How To Set Up Laptop Tracking Before Anything Goes Wrong
Strict tracking depends on choices you make while the laptop still sits on your desk. The best time to improve your odds is the day you unbox the device or the next free evening.
Enable Device Finding On Each Platform
On Windows, sign in with a Microsoft account, turn on location services, and enable Find my device in system settings. Microsoft explains that the feature works only when both the account link and location setting stay on and the laptop connects to the internet.
On a Mac, use the Apple ID panel to turn on Find My for your Mac and allow offline finding where supported. Apple’s help pages point out that this is the only built in way to locate a lost Mac and that it must be active before loss.
On Chromebooks, sign in with your Google Account and check the devices and activity section now and then. While many models lack GPS, Google’s help pages show how the account can at least reveal recent sign-ins and the city where the laptop last went online.
Make Recovery Easier With Records And Labels
Write down the serial number, keep a copy of the receipt, and store both in a safe place that is not your laptop bag. Many police departments advise owners to record this data so it can be entered quickly into national stolen property systems if theft happens.

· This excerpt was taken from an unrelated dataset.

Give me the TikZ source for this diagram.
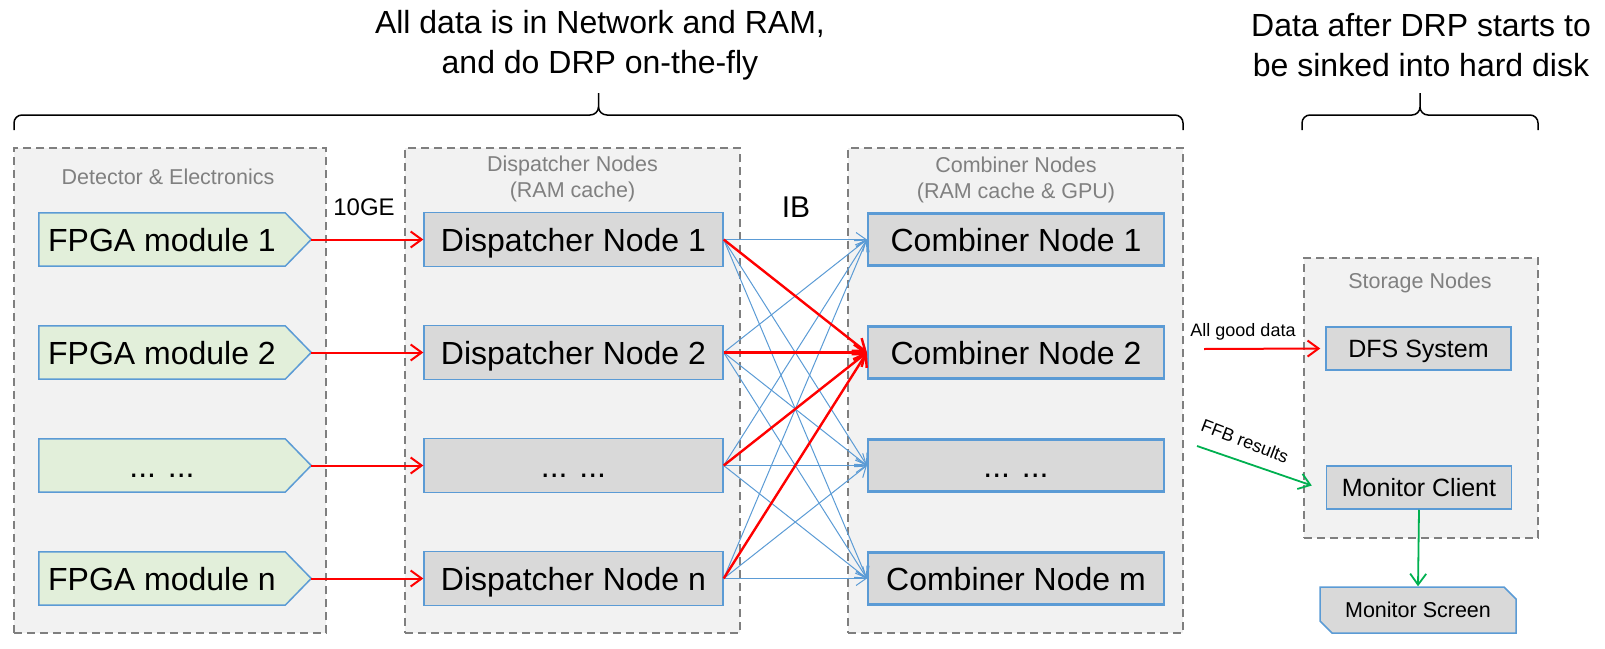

Add a simple sticker on the underside of the laptop with a phone number or email contact that does not expose more private data. You can also add metal or tamper-resistant labels that show the laptop belongs to you or to a business, which may discourage resale.
Protect Data So Loss Hurts Less
Even when tracking fails, you can limit damage. Turn on disk encryption, set a strong sign-in password or biometric lock, and keep backups in cloud storage or on an encrypted external drive. If someone steals the hardware, reading your files stays hard and you can move work to a new machine.
Combine those steps with the tracking tools described earlier and the simple habit of writing down device details. Then, if you ever need to ask can a laptop be tracked if stolen?, you will have data ready for police and account teams.